We wrap in a macro to provide a few benefits:
- Recommended way to pre-declare outputs, so users can refer to individual outputs with a label
- Lets you yield extra targets like
[name].update
- Can have polymorphic attribute types like "pass a list of strings OR the label of a target"
- Can compose multiple rules - but take care! Macros are a leaky abstraction, and it's difficult to
determine which
**kwargs
need to be forwarded on to each target. Best to do this only with rules you declare in this API.
If users type my_rule()
in their BUILD file, we always want bazel query
to show my_rule
.
This requires a bit of juggling. In your private API, declare the rule, for example:
tar = rule(
doc = "Rule that executes BSD `tar`. Most users should use the [`tar`](#tar) macro, rather than load this directly.",
implementation = tar_lib.implementation,
attrs = tar_lib.attrs,
toolchains = ["@aspect_bazel_lib//lib:tar_toolchain_type"],
)
Then use an alias-load statement to access it in the public API so the macro can be declared with an identical name. You should also expose the underlying rule for users who don't want to use the macro.

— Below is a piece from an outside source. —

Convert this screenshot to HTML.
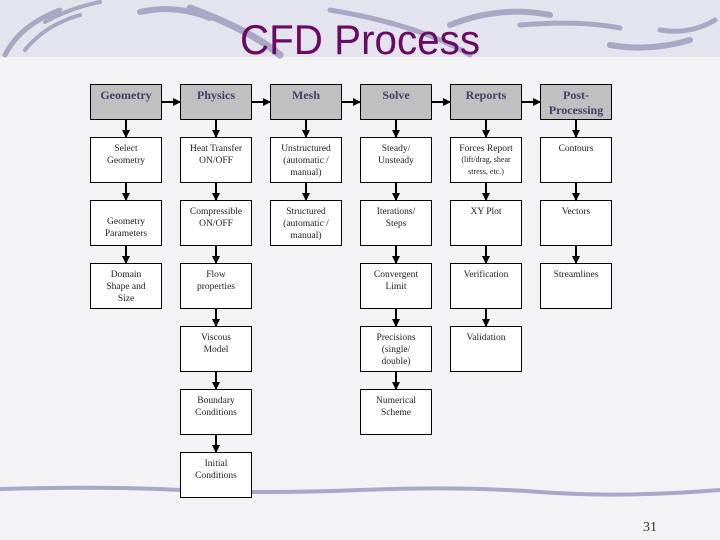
<!DOCTYPE html>
<html><head><meta charset="utf-8"><style>
html,body{margin:0;padding:0;width:720px;height:540px;overflow:hidden;background:#f3f3f5}
</style></head><body>
<svg width="720" height="540" xmlns="http://www.w3.org/2000/svg">
<defs>
<marker id="ah" markerWidth="8" markerHeight="8" refX="7" refY="4" orient="auto" markerUnits="userSpaceOnUse">
<path d="M0,0 L8,4 L0,8 z" fill="#000"/></marker>
</defs>
<rect x="0" y="0" width="720" height="57" fill="#e4e4ee"/>
<g fill="none" stroke="#a8a8c4" stroke-linecap="round">
<path d="M5,55 Q20,25 60,10" stroke-width="5"/>
<path d="M25,50 Q45,25 80,15" stroke-width="4"/>
<path d="M45,22 Q70,8 100,2" stroke-width="4"/>
<path d="M140,12 Q175,4 210,18" stroke-width="6"/>
<path d="M190,8 Q250,30 280,55" stroke-width="7"/>
<path d="M330,10 Q420,25 470,55" stroke-width="5"/>
<path d="M450,25 Q500,5 550,15" stroke-width="6"/>
<path d="M520,25 Q580,20 620,28" stroke-width="5"/>
<path d="M610,45 Q650,52 690,40" stroke-width="6"/>
<path d="M660,30 Q690,35 715,20" stroke-width="5"/>
</g>
<text x="360" y="54" text-anchor="middle" font-family="Liberation Sans, sans-serif" font-size="42" fill="#6a0a64" textLength="240" lengthAdjust="spacingAndGlyphs">CFD Process</text>
<path d="M0,489 Q100,486 180,490 T360,490 T540,492 T720,490" fill="none" stroke="#a8a8c8" stroke-width="4"/>
<text x="650" y="531" text-anchor="middle" font-family="Liberation Serif, serif" font-size="14" fill="#333">31</text>

<g stroke="#000" stroke-width="2" marker-end="url(#ah)">
<line x1="162" y1="102" x2="180" y2="102"/>
<line x1="252" y1="102" x2="270" y2="102"/>
<line x1="342" y1="102" x2="360" y2="102"/>
<line x1="432" y1="102" x2="450" y2="102"/>
<line x1="522" y1="102" x2="540" y2="102"/>
<!-- verticals -->
<line x1="126" y1="120" x2="126" y2="137"/><line x1="126" y1="183" x2="126" y2="200"/><line x1="126" y1="246" x2="126" y2="263"/>
<line x1="216" y1="120" x2="216" y2="137"/><line x1="216" y1="183" x2="216" y2="200"/><line x1="216" y1="246" x2="216" y2="263"/><line x1="216" y1="309" x2="216" y2="326"/><line x1="216" y1="372" x2="216" y2="389"/><line x1="216" y1="435" x2="216" y2="452"/>
<line x1="306" y1="120" x2="306" y2="137"/><line x1="306" y1="183" x2="306" y2="200"/>
<line x1="396" y1="120" x2="396" y2="137"/><line x1="396" y1="183" x2="396" y2="200"/><line x1="396" y1="246" x2="396" y2="263"/><line x1="396" y1="309" x2="396" y2="326"/><line x1="396" y1="372" x2="396" y2="389"/>
<line x1="486" y1="120" x2="486" y2="137"/><line x1="486" y1="183" x2="486" y2="200"/><line x1="486" y1="246" x2="486" y2="263"/><line x1="486" y1="309" x2="486" y2="326"/>
<line x1="576" y1="120" x2="576" y2="137"/><line x1="576" y1="183" x2="576" y2="200"/><line x1="576" y1="246" x2="576" y2="263"/>
</g>

<g fill="#c0c0c0" stroke="#000" stroke-width="1">
<rect x="90.5" y="84.5" width="71" height="35"/><rect x="180.5" y="84.5" width="71" height="35"/><rect x="270.5" y="84.5" width="71" height="35"/><rect x="360.5" y="84.5" width="71" height="35"/><rect x="450.5" y="84.5" width="71" height="35"/><rect x="540.5" y="84.5" width="71" height="35"/>
</g>
<g font-family="Liberation Serif, serif" font-size="12" font-weight="bold" fill="#40406a" text-anchor="middle">
<text x="126" y="99">Geometry</text><text x="216" y="99">Physics</text><text x="306" y="99">Mesh</text><text x="396" y="99">Solve</text><text x="486" y="99">Reports</text><text x="576" y="99">Post-</text><text x="576" y="114">Processing</text>
</g>

<g fill="#fff" stroke="#000" stroke-width="1">
<rect x="90.5" y="137.5" width="71" height="45"/><rect x="90.5" y="200.5" width="71" height="45"/><rect x="90.5" y="263.5" width="71" height="45"/>
<rect x="180.5" y="137.5" width="71" height="45"/><rect x="180.5" y="200.5" width="71" height="45"/><rect x="180.5" y="263.5" width="71" height="45"/><rect x="180.5" y="326.5" width="71" height="45"/><rect x="180.5" y="389.5" width="71" height="45"/><rect x="180.5" y="452.5" width="71" height="45"/>
<rect x="270.5" y="137.5" width="71" height="45"/><rect x="270.5" y="200.5" width="71" height="45"/>
<rect x="360.5" y="137.5" width="71" height="45"/><rect x="360.5" y="200.5" width="71" height="45"/><rect x="360.5" y="263.5" width="71" height="45"/><rect x="360.5" y="326.5" width="71" height="45"/><rect x="360.5" y="389.5" width="71" height="45"/>
<rect x="450.5" y="137.5" width="71" height="45"/><rect x="450.5" y="200.5" width="71" height="45"/><rect x="450.5" y="263.5" width="71" height="45"/><rect x="450.5" y="326.5" width="71" height="45"/>
<rect x="540.5" y="137.5" width="71" height="45"/><rect x="540.5" y="200.5" width="71" height="45"/><rect x="540.5" y="263.5" width="71" height="45"/>
</g>

<g font-family="Liberation Serif, serif" font-size="9.5" fill="#222" text-anchor="middle">
<text x="126" y="151">Select</text><text x="126" y="163">Geometry</text>
<text x="126" y="224">Geometry</text><text x="126" y="236">Parameters</text>
<text x="126" y="277">Domain</text><text x="126" y="289">Shape and</text><text x="126" y="301">Size</text>

<text x="216" y="151">Heat Transfer</text><text x="216" y="163">ON/OFF</text>
<text x="216" y="214">Compressible</text><text x="216" y="226">ON/OFF</text>
<text x="216" y="277">Flow</text><text x="216" y="289">properties</text>
<text x="216" y="340">Viscous</text><text x="216" y="352">Model</text>
<text x="216" y="403">Boundary</text><text x="216" y="415">Conditions</text>
<text x="216" y="466">Initial</text><text x="216" y="478">Conditions</text>

<text x="306" y="151">Unstructured</text><text x="306" y="163">(automatic /</text><text x="306" y="175">manual)</text>
<text x="306" y="214">Structured</text><text x="306" y="226">(automatic /</text><text x="306" y="238">manual)</text>

<text x="396" y="151">Steady/</text><text x="396" y="163">Unsteady</text>
<text x="396" y="214">Iterations/</text><text x="396" y="226">Steps</text>
<text x="396" y="277">Convergent</text><text x="396" y="289">Limit</text>
<text x="396" y="340">Precisions</text><text x="396" y="352">(single/</text><text x="396" y="364">double)</text>
<text x="396" y="403">Numerical</text><text x="396" y="415">Scheme</text>

<text x="486" y="151">Forces Report</text>
<text x="486" y="214">XY Plot</text>
<text x="486" y="277">Verification</text>
<text x="486" y="340">Validation</text>

<text x="576" y="151">Contours</text>
<text x="576" y="214">Vectors</text>
<text x="576" y="277">Streamlines</text>
</g>
<g font-family="Liberation Serif, serif" font-size="8" fill="#222" text-anchor="middle">
<text x="486" y="162">(lift/drag, shear</text><text x="486" y="174">stress, etc.)</text>
</g>
</svg>
</body></html>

load("//lib/private:tar.bzl", _tar = "tar")
tar_rule = _tar
def tar(name, mtree = "auto", **kwargs):
# The leading underscore implies this is a "private" target
mtree_target = "_{}.mtree".format(name)
# Polymorphic attribute type
if mtree == "auto":
mtree_spec(
name = mtree_target,
srcs = kwargs["srcs"],
out = "{}.txt".format(mtree_target),
)
elif types.is_list(mtree):
write_file(
name = mtree_target,
out = "{}.txt".format(mtree_target),
# Ensure there's a trailing newline, as bsdtar will ignore a last line without one
content = mtree + [""],
)
else:
mtree_target = mtree
tar_rule(
name = name,
mtree = mtree_target,
**kwargs
)
Exercise
Let's pair-program! We will add a custom rule to the bazel-examples repository.
- Someone in the class, propose a rule that might be interesting for your org.
- We will spend 10-15 minutes trying to write one. In the interest of time, the instructor will present.